The wolf of abandonment finds me and makes me suffer,
Beyond what I think I can endure.
I try to pretend he isn’t there.
I try to pretend I am rational, articulate, intelligent; exempt.
But he is not to be ignored or negotiated with.
If he has his sights on, you will have to endure it.
No hiding. No escape.
By mid-afternoon I abandon all attempts of pretending that I am OK.
I sit in my hospital room looking out over the peppercorn trees,
Trying to find anything to distract.
Eventually an antipsychotic is given to me.
But there is no real way to make the wolf less psychotic.
Still I keep trying.
A mediocre movie on the TV
The dive response in my shared bathroom sink,
Immersing my head in cold water
My temperature does come down.
But I can not satiate the wolf.
He wants me to hurt myself and at his insistence I am convinced,
But hospital makes me safe.
The afternoon nurse reaches me somewhat,
But she makes the mistake of assuring me that every break up is this bad;
No, the primal.
I opposite action it down to the dining hall.
I eat alone at a corner table, unable to talk to anyone,
I put my head down on the table for short periods for respite from the wolf.
My hands shake.
I pass the young borderline guy with curly hair and he looks at me in the know,
He immediately recognizes the wolf.
Back in my room on my bed the wolf makes one more attack,
Trying to land a fatal body blow.
I writhe. I weep. I call out.
The nurse asks what level my self-harm urges are,
I break down trying to say catastrophic.
Later, a sweet natured student student nurse comes into my room.
She wants to understand why I self-harm.
I don’t tell her what the wolf wants me to say.
External release of internal torment, I offer.
She compliments me incredibly.
It reaches me for a moment,
But my inner wolf won’t let the compliment break through.
Somehow her sweetness and innocence helps claw me out of the jaws of the big bad abandonment wolf.
I take more medication.
Binge on some sugary shit.
And fall into a land where the wolf can no longer come after me.
He doesn’t get what he ultimately wants.
I am stronger.
Until we meet again.

Once finally free from this cursed wolf later that night I write to the object of my abandonment, because I knew he would be worried about why I haven’t replied to any messages:

“I have had a horrific day. I’ve been in a very bad way in very intense pain. Let’s have no more messages until I’ve seen my psychiatrist. I will let you know when I’m ready for a video chat… This is vital for me right now and this is really all I can say now. Thank you and I hope you are alright.”
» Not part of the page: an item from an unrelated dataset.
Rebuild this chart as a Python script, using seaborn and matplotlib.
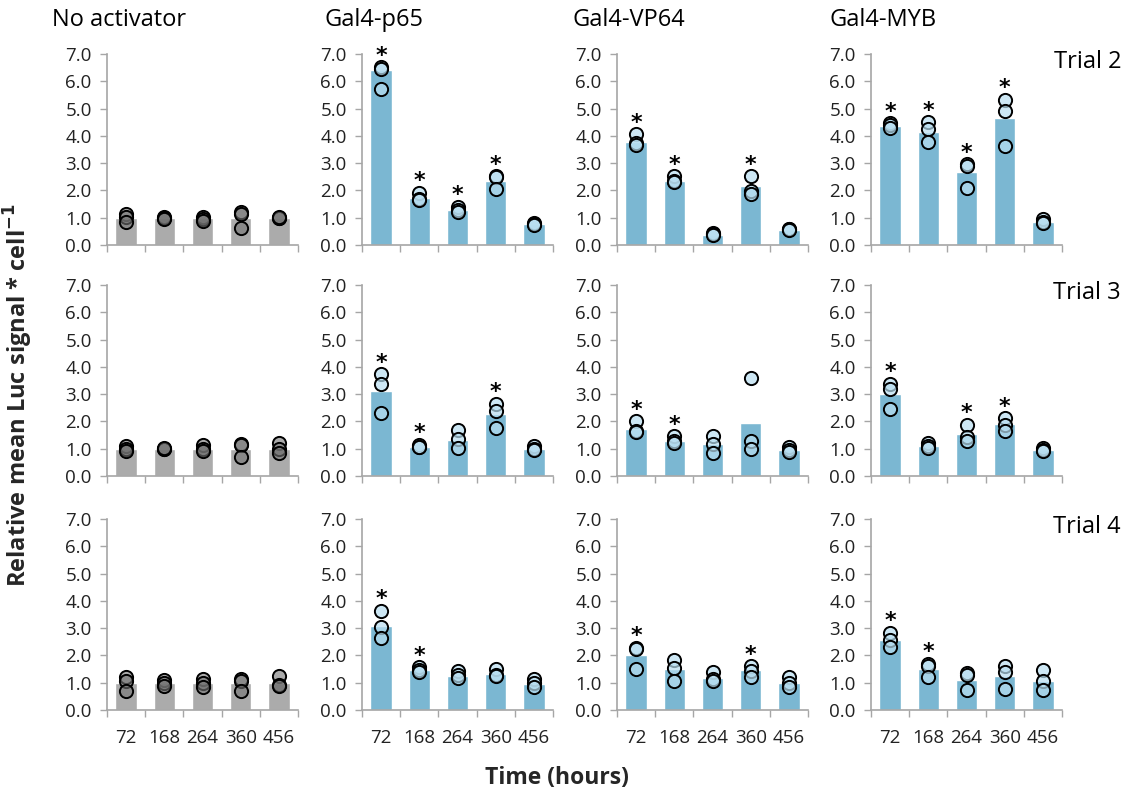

To his credit, my about to be ex-boyfriend replies:
“I’m really sorry for how you’re feeling… Please take all the time you need and discuss things with your psychiatrist. I won’t send you messages after this one until you want to message me. Big hug!”
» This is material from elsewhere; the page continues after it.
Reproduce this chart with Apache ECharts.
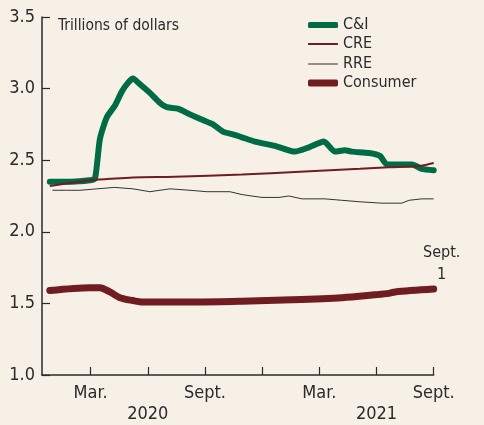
<!DOCTYPE html>
<html>
<head>
<meta charset="utf-8">
<script src="https://cdn.jsdelivr.net/npm/echarts@6/dist/echarts.min.js"></script>
<style>
  html, body { margin: 0; padding: 0; background: #f6f0e6; }
  #chart { width: 484px; height: 425px; }
</style>
</head>
<body>
<div id="chart"></div>
<script>
// x = months since Jan 1 2020 (2 = Mar. 2020, 20 = Sept. 1 2021)
var ciMonths = [-0.14, 1.0, 1.96, 2.23, 2.49, 2.85, 3.27, 3.64, 3.96, 4.22, 4.59, 5.11, 5.64, 6.0, 6.58, 7.21, 7.89, 8.42, 8.94, 9.47, 9.94, 10.62, 11.67, 12.72, 13.46, 14.24, 14.82, 15.34, 15.71, 16.6, 17.18, 17.55, 18.18, 18.86, 19.38, 20.0];
var ciValues = [2.35, 2.35, 2.36, 2.37, 2.65, 2.80, 2.88, 2.98, 3.04, 3.07, 3.03, 2.97, 2.90, 2.87, 2.86, 2.82, 2.78, 2.75, 2.70, 2.68, 2.66, 2.63, 2.60, 2.56, 2.59, 2.63, 2.56, 2.57, 2.56, 2.55, 2.53, 2.47, 2.47, 2.47, 2.44, 2.43];

var creMonths = [-0.14, 1.96, 3.0, 4.22, 6.42, 9.94, 12.98, 16.13, 17.65, 19.28, 20.0];
var creValues = [2.32, 2.36, 2.37, 2.38, 2.385, 2.40, 2.42, 2.44, 2.45, 2.46, 2.48];

var rreMonths = [0.0, 0.75, 1.44, 2.33, 3.27, 4.22, 5.11, 6.16, 7.21, 8.10, 9.31, 9.94, 10.46, 10.99, 11.88, 12.40, 13.09, 14.29, 15.18, 16.08, 17.28, 18.33, 18.70, 19.38, 20.0];
var rreValues = [2.29, 2.29, 2.29, 2.30, 2.31, 2.30, 2.28, 2.30, 2.29, 2.28, 2.28, 2.26, 2.25, 2.24, 2.24, 2.25, 2.23, 2.23, 2.22, 2.21, 2.20, 2.20, 2.22, 2.23, 2.23];

var conMonths = [-0.14, 1.96, 2.49, 3.01, 3.54, 4.22, 4.74, 7.73, 9.94, 12.56, 15.18, 16.92, 17.65, 17.97, 20.0];
var conValues = [1.59, 1.61, 1.61, 1.58, 1.54, 1.52, 1.51, 1.51, 1.515, 1.525, 1.54, 1.56, 1.57, 1.58, 1.60];

var tickMonths = [2, 5, 8, 11, 14, 17, 20];
var labelMonths = [2, 5, 8, 14, 17, 20];
var tickLabels = {2: 'Mar.', 5: '\n2020', 8: 'Sept.', 14: 'Mar.', 17: '\n2021', 20: 'Sept.'};

function pairs(xs, ys) {
    return xs.map(function (x, i) { return [x, ys[i]]; });
}

var font = '"Liberation Sans Narrow", "DejaVu Sans Condensed", sans-serif';
var green = '#006b45';
var maroon = '#701d22';
var ink = '#2b2b2b';

// one legend per row so each key can keep its own line thickness
function legendRow(name, top, h) {
    return {
        data: [name],
        left: 303,
        top: top,
        icon: 'roundRect',
        itemWidth: 30,
        itemHeight: h,
        selectedMode: false,
        textStyle: { fontFamily: font, fontSize: 16, color: ink }
    };
}

var myChart = echarts.init(document.getElementById('chart'));
var option = {
    backgroundColor: '#f6f0e6',
    animation: false,
    textStyle: { fontFamily: font, color: ink },
    title: {
        text: 'Trillions of dollars',
        left: 53,
        top: 13,
        textStyle: { fontFamily: font, fontSize: 15.5, fontWeight: 'normal', color: ink }
    },
    legend: [
        legendRow('C&I', 12, 6),
        legendRow('CRE', 31, 2),
        legendRow('RRE', 51, 1),
        legendRow('Consumer', 70, 7)
    ],
    grid: { left: 42, right: 50.3, top: 17, bottom: 48 },
    xAxis: {
        type: 'value',
        min: -0.55,
        max: 20,
        splitLine: { show: false },
        axisLine: { lineStyle: { color: ink, width: 1.5 } },
        axisTick: {
            inside: true,
            length: 8,
            customValues: tickMonths,
            lineStyle: { color: ink, width: 1.2 }
        },
        axisLabel: {
            customValues: labelMonths,
            fontFamily: font,
            fontSize: 18,
            lineHeight: 21,
            color: ink,
            margin: 8,
            formatter: function (v) { return tickLabels[v] || ''; }
        }
    },
    yAxis: {
        type: 'value',
        min: 1,
        max: 3.5,
        interval: 0.5,
        splitLine: { show: false },
        axisLine: { show: true, onZero: false, lineStyle: { color: ink, width: 1.5 } },
        axisTick: { inside: true, length: 8, lineStyle: { color: ink, width: 1.2 } },
        axisLabel: {
            fontFamily: font,
            fontSize: 18,
            color: ink,
            margin: 7,
            formatter: function (v) { return v.toFixed(1); }
        }
    },
    series: [
        {
            name: 'C&I',
            type: 'line',
            data: pairs(ciMonths, ciValues),
            symbol: 'none',
            smooth: 0.2,
            color: green,
            lineStyle: { color: green, width: 6, cap: 'round', join: 'round' }
        },
        {
            name: 'CRE',
            type: 'line',
            data: pairs(creMonths, creValues),
            symbol: 'none',
            smooth: 0.3,
            color: maroon,
            lineStyle: { color: maroon, width: 2 }
        },
        {
            name: 'RRE',
            type: 'line',
            data: pairs(rreMonths, rreValues),
            symbol: 'none',
            color: '#333333',
            lineStyle: { color: '#333333', width: 1 }
        },
        {
            name: 'Consumer',
            type: 'line',
            data: pairs(conMonths, conValues),
            symbol: 'none',
            smooth: 0.3,
            color: maroon,
            lineStyle: { color: maroon, width: 7, cap: 'round', join: 'round' },
            markPoint: {
                symbol: 'circle',
                symbolSize: 0,
                data: [{ coord: [20, 1.60] }],
                label: {
                    show: true,
                    formatter: 'Sept.\n1',
                    position: 'top',
                    distance: 3,
                    offset: [8, 0],
                    fontFamily: font,
                    fontSize: 16,
                    lineHeight: 22,
                    color: ink,
                    align: 'center'
                }
            }
        }
    ]
};
myChart.setOption(option);
</script>
</body>
</html>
I heart his message and realize that the wolf and he are actually two very separate entities. The breakup is simply a way of bringing the wolf back to life. But the abandonment is much more primal, goes much further back in my psyche.

Though there is much pain still to come (including the actual break-up chat), I know I will survive the big, bad abandonment wolf of my BPD. Things would continue in a cursed fashion for most of the rest of the year (especially in the world’s most locked-down city) but at the back of my mind and in some part of my heart I can see one day soon my superpowers will return.

In my article, I named those superpowers as passion, depth of thought, profound friendships and an abundance of empathy, which I can say are still with me even in the darkest darkness. I have not lost the gifts even if it feels they have left me. Just as the curses of my BPD also stay with me.

Like Rogue from X-Men with her cursed powers of sensitivity, my goal is to learn to find the middle ground between superpower and curse. I seek to live daily with them both where I treat them as loving friend and vicious enemy, respectively with exactly the same weight.